*DIRECTIONS FOR THIS TASK:* Copy out the whole listing exactly as written, leaving the pictures behind.

*RECORDED INFORMATION:*
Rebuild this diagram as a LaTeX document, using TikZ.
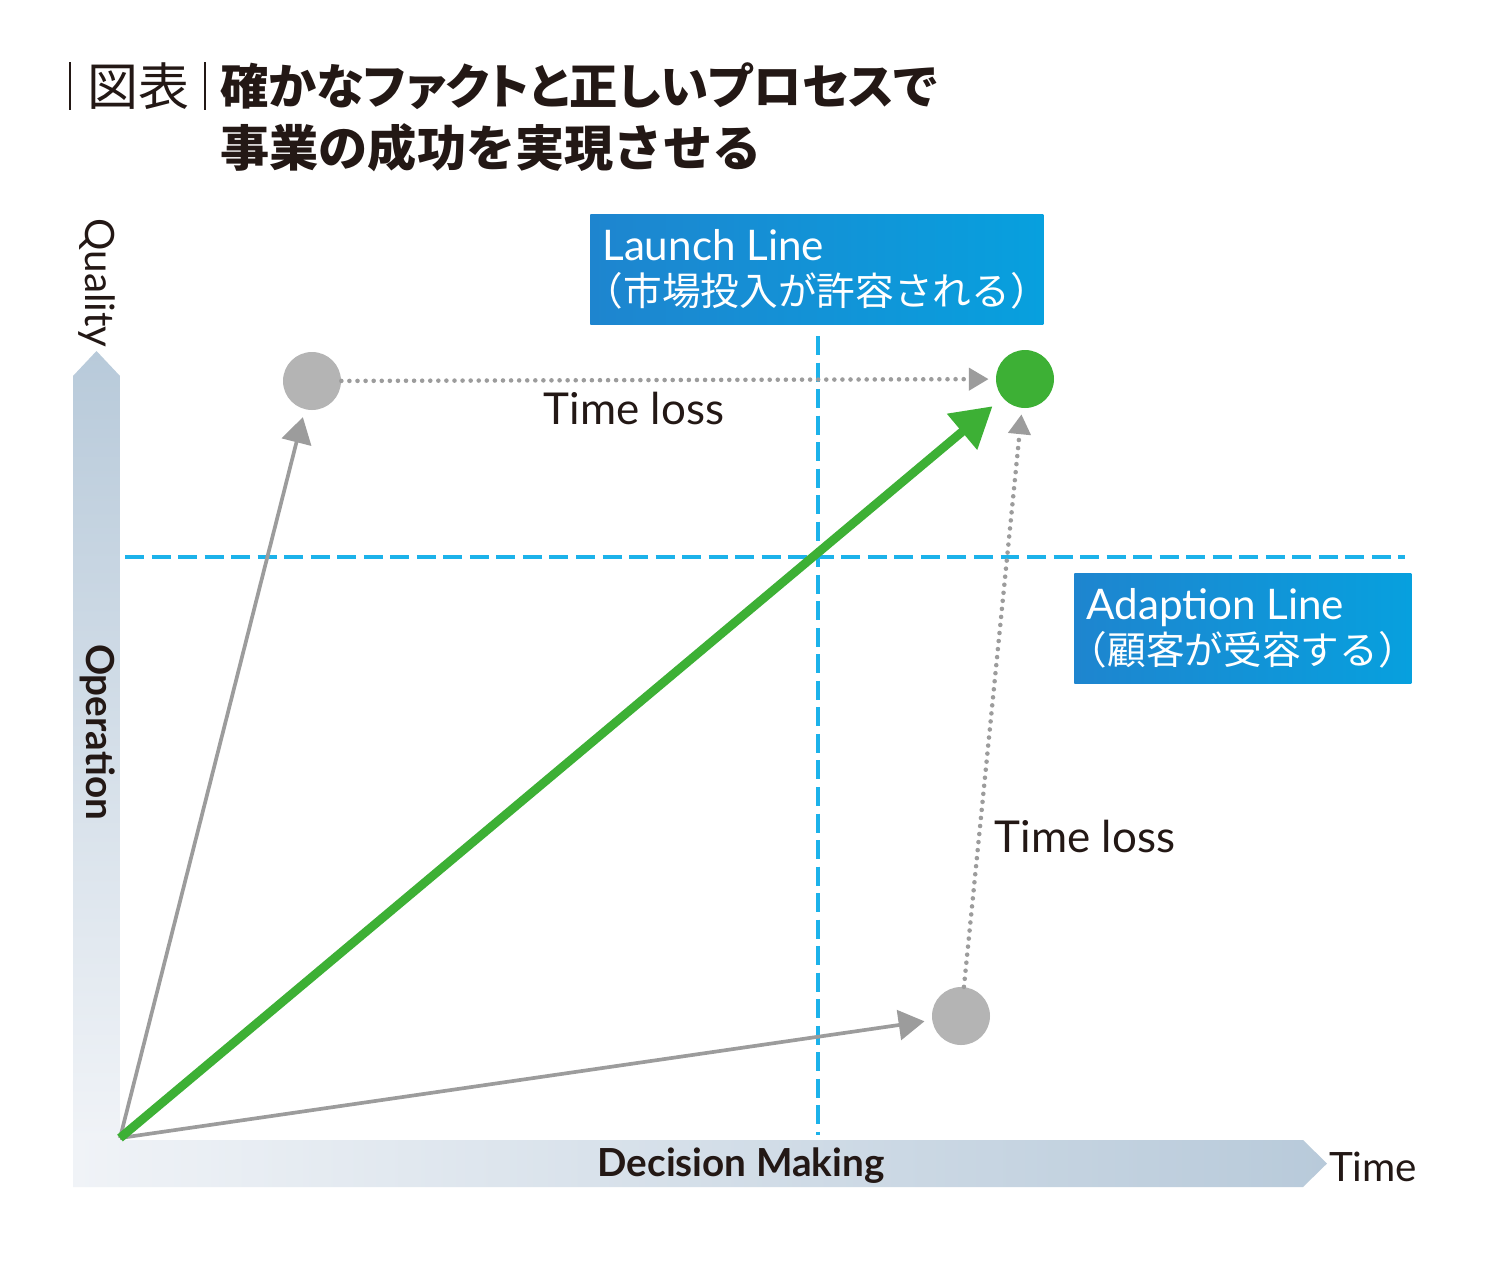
\documentclass[tikz,border=0pt]{standalone}
\usepackage{fontspec}
\usepackage{tikz}
\usetikzlibrary{arrows.meta}
\setmainfont{Lato}
\newfontfamily\jpfont{Noto Sans CJK JP}
\newfontfamily\jppfont[RawFeature=+palt]{Noto Sans CJK JP}
\definecolor{lgreen}{HTML}{3DB035}
\definecolor{lgray}{HTML}{B4B4B4}
\definecolor{agray}{HTML}{9C9C9C}
\definecolor{dcyan}{HTML}{1CB2EA}
\definecolor{boxl}{HTML}{1E85CF}
\definecolor{boxr}{HTML}{07A0DE}
\definecolor{axdark}{HTML}{B8CADA}
\definecolor{axlight}{HTML}{F0F3F7}
\definecolor{ink}{HTML}{231815}
\tikzset{dot/.style = {circle, fill=lgray, inner sep=0pt, minimum size=1.16cm},
  gdot/.style = {dot, fill=lgreen},
  grayarrow/.style = {draw=agray, line width=2.1pt, -{Triangle[length=14.7pt, width=17pt]}},
  greenarrow/.style = {draw=lgreen, line width=5pt, -{Triangle[length=22.7pt, width=25.5pt]}},
  lossline/.style = {draw=agray, line width=2.6pt, line cap=round, dash pattern=on 0pt off 4.6pt, -{Triangle[length=11.3pt, width=12.5pt, line cap=butt]}},
  limitline/.style = {draw=dcyan, line width=2.5pt, dash pattern=on 10.8pt off 4.3pt},
  linebox/.style = {left color=boxl, right color=boxr, text=white, align=left, anchor=north west, inner xsep=0.24cm, inner ysep=0pt, minimum height=2.2cm, font=\fontsize{24}{26}\selectfont}}
\begin{document}
\begin{tikzpicture}[x=0.02cm, y=-0.02cm]
  \useasboundingbox[fill=white] (0,0) rectangle (1500,1262);

  % title
  \draw[ink, line width=0.9pt] (70,62) -- (70,110);
  \draw[ink, line width=0.9pt] (205,62) -- (205,110);
  \node[text=ink, font=\jpfont\fontsize{29}{30}\selectfont] (zuhyo) at (138,86) {図表};
  \node[text=ink, anchor=west, inner sep=0pt, font=\jppfont\bfseries\fontsize{27.5}{30}\selectfont] (title1) at (220,86) {確かなファクトと正しいプロセスで};
  \node[text=ink, anchor=west, inner sep=0pt, font=\jpfont\bfseries\fontsize{28}{30}\selectfont] (title2) at (220,148) {事業の成功を実現させる};

  % axes
  \shade[top color=axdark, bottom color=axlight] (73,1140) -- (73,376) -- (96.5,351) -- (120,376) -- (120,1140) -- cycle;
  \shade[left color=axlight, right color=axdark] (73,1140) -- (1303,1140) -- (1327,1163.5) -- (1303,1187) -- (73,1187) -- cycle;
  \node[rotate=-90, text=ink, font=\fontsize{23}{24}\selectfont] (quality) at (97,283) {Quality};
  \node[rotate=-90, text=ink, font=\bfseries\fontsize{22}{24}\selectfont] (operation) at (98,732) {Operation};
  \node[text=ink, font=\bfseries\fontsize{22}{24}\selectfont] (decision) at (741,1166) {Decision Making};
  \node[text=ink, font=\fontsize{23}{24}\selectfont] (time) at (1373,1167) {Time};

  % launch / adaption lines
  \coordinate (vtop) at (818,336);
  \coordinate (vbot) at (818,1135);
  \coordinate (hleft) at (125,557);
  \coordinate (hright) at (1405,557);
  \draw[limitline] (vtop) -- (vbot);
  \draw[limitline] (hleft) -- (hright);
  \node[linebox, minimum width=9cm] (launch) at (590,214) {Launch Line\\{\jpfont\fontsize{22}{24}\selectfont\kern-.45em （市場投入が許容される）\kern-.45em}};
  \node[linebox, minimum width=6.64cm] (adaption) at (1074,573) {Adaption Line\\{\jpfont\fontsize{22}{24}\selectfont\kern-.45em （顧客が受容する）\kern-.45em}};

  % points
  \coordinate (o) at (120,1138);
  \node[dot] (quick) at (312,381) {};
  \node[dot] (slow) at (961,1016) {};
  \node[gdot] (goal) at (1025,379) {};

  \draw[lossline, shorten >=4pt] (quick) -- (goal);
  \draw[lossline, shorten >=3.5pt] (slow) -- (goal);
  \draw[grayarrow, shorten >=4.5pt] (o) -- (quick);
  \draw[grayarrow, shorten >=4.3pt] (o) -- (slow);
  \draw[greenarrow, shorten >=7.4pt] (o) -- (goal);

  \node[text=ink, font=\fontsize{25}{26}\selectfont] (loss1) at (634,408) {Time loss};
  \node[text=ink, font=\fontsize{25}{26}\selectfont] (loss2) at (1085,836) {Time loss};
\end{tikzpicture}
\end{document}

*COMPLETE RESPONSE:*
Rebuild this diagram as a LaTeX document, using TikZ.
\documentclass[tikz,border=0pt]{standalone}
\usepackage{fontspec}
\usepackage{tikz}
\usetikzlibrary{arrows.meta}
\setmainfont{Lato}
\newfontfamily\jpfont{Noto Sans CJK JP}
\newfontfamily\jppfont[RawFeature=+palt]{Noto Sans CJK JP}
\definecolor{lgreen}{HTML}{3DB035}
\definecolor{lgray}{HTML}{B4B4B4}
\definecolor{agray}{HTML}{9C9C9C}
\definecolor{dcyan}{HTML}{1CB2EA}
\definecolor{boxl}{HTML}{1E85CF}
\definecolor{boxr}{HTML}{07A0DE}
\definecolor{axdark}{HTML}{B8CADA}
\definecolor{axlight}{HTML}{F0F3F7}
\definecolor{ink}{HTML}{231815}
\tikzset{dot/.style = {circle, fill=lgray, inner sep=0pt, minimum size=1.16cm},
  gdot/.style = {dot, fill=lgreen},
  grayarrow/.style = {draw=agray, line width=2.1pt, -{Triangle[length=14.7pt, width=17pt]}},
  greenarrow/.style = {draw=lgreen, line width=5pt, -{Triangle[length=22.7pt, width=25.5pt]}},
  lossline/.style = {draw=agray, line width=2.6pt, line cap=round, dash pattern=on 0pt off 4.6pt, -{Triangle[length=11.3pt, width=12.5pt, line cap=butt]}},
  limitline/.style = {draw=dcyan, line width=2.5pt, dash pattern=on 10.8pt off 4.3pt},
  linebox/.style = {left color=boxl, right color=boxr, text=white, align=left, anchor=north west, inner xsep=0.24cm, inner ysep=0pt, minimum height=2.2cm, font=\fontsize{24}{26}\selectfont}}
\begin{document}
\begin{tikzpicture}[x=0.02cm, y=-0.02cm]
  \useasboundingbox[fill=white] (0,0) rectangle (1500,1262);

  % title
  \draw[ink, line width=0.9pt] (70,62) -- (70,110);
  \draw[ink, line width=0.9pt] (205,62) -- (205,110);
  \node[text=ink, font=\jpfont\fontsize{29}{30}\selectfont] (zuhyo) at (138,86) {図表};
  \node[text=ink, anchor=west, inner sep=0pt, font=\jppfont\bfseries\fontsize{27.5}{30}\selectfont] (title1) at (220,86) {確かなファクトと正しいプロセスで};
  \node[text=ink, anchor=west, inner sep=0pt, font=\jpfont\bfseries\fontsize{28}{30}\selectfont] (title2) at (220,148) {事業の成功を実現させる};

  % axes
  \shade[top color=axdark, bottom color=axlight] (73,1140) -- (73,376) -- (96.5,351) -- (120,376) -- (120,1140) -- cycle;
  \shade[left color=axlight, right color=axdark] (73,1140) -- (1303,1140) -- (1327,1163.5) -- (1303,1187) -- (73,1187) -- cycle;
  \node[rotate=-90, text=ink, font=\fontsize{23}{24}\selectfont] (quality) at (97,283) {Quality};
  \node[rotate=-90, text=ink, font=\bfseries\fontsize{22}{24}\selectfont] (operation) at (98,732) {Operation};
  \node[text=ink, font=\bfseries\fontsize{22}{24}\selectfont] (decision) at (741,1166) {Decision Making};
  \node[text=ink, font=\fontsize{23}{24}\selectfont] (time) at (1373,1167) {Time};

  % launch / adaption lines
  \coordinate (vtop) at (818,336);
  \coordinate (vbot) at (818,1135);
  \coordinate (hleft) at (125,557);
  \coordinate (hright) at (1405,557);
  \draw[limitline] (vtop) -- (vbot);
  \draw[limitline] (hleft) -- (hright);
  \node[linebox, minimum width=9cm] (launch) at (590,214) {Launch Line\\{\jpfont\fontsize{22}{24}\selectfont\kern-.45em （市場投入が許容される）\kern-.45em}};
  \node[linebox, minimum width=6.64cm] (adaption) at (1074,573) {Adaption Line\\{\jpfont\fontsize{22}{24}\selectfont\kern-.45em （顧客が受容する）\kern-.45em}};

  % points
  \coordinate (o) at (120,1138);
  \node[dot] (quick) at (312,381) {};
  \node[dot] (slow) at (961,1016) {};
  \node[gdot] (goal) at (1025,379) {};

  \draw[lossline, shorten >=4pt] (quick) -- (goal);
  \draw[lossline, shorten >=3.5pt] (slow) -- (goal);
  \draw[grayarrow, shorten >=4.5pt] (o) -- (quick);
  \draw[grayarrow, shorten >=4.3pt] (o) -- (slow);
  \draw[greenarrow, shorten >=7.4pt] (o) -- (goal);

  \node[text=ink, font=\fontsize{25}{26}\selectfont] (loss1) at (634,408) {Time loss};
  \node[text=ink, font=\fontsize{25}{26}\selectfont] (loss2) at (1085,836) {Time loss};
\end{tikzpicture}
\end{document}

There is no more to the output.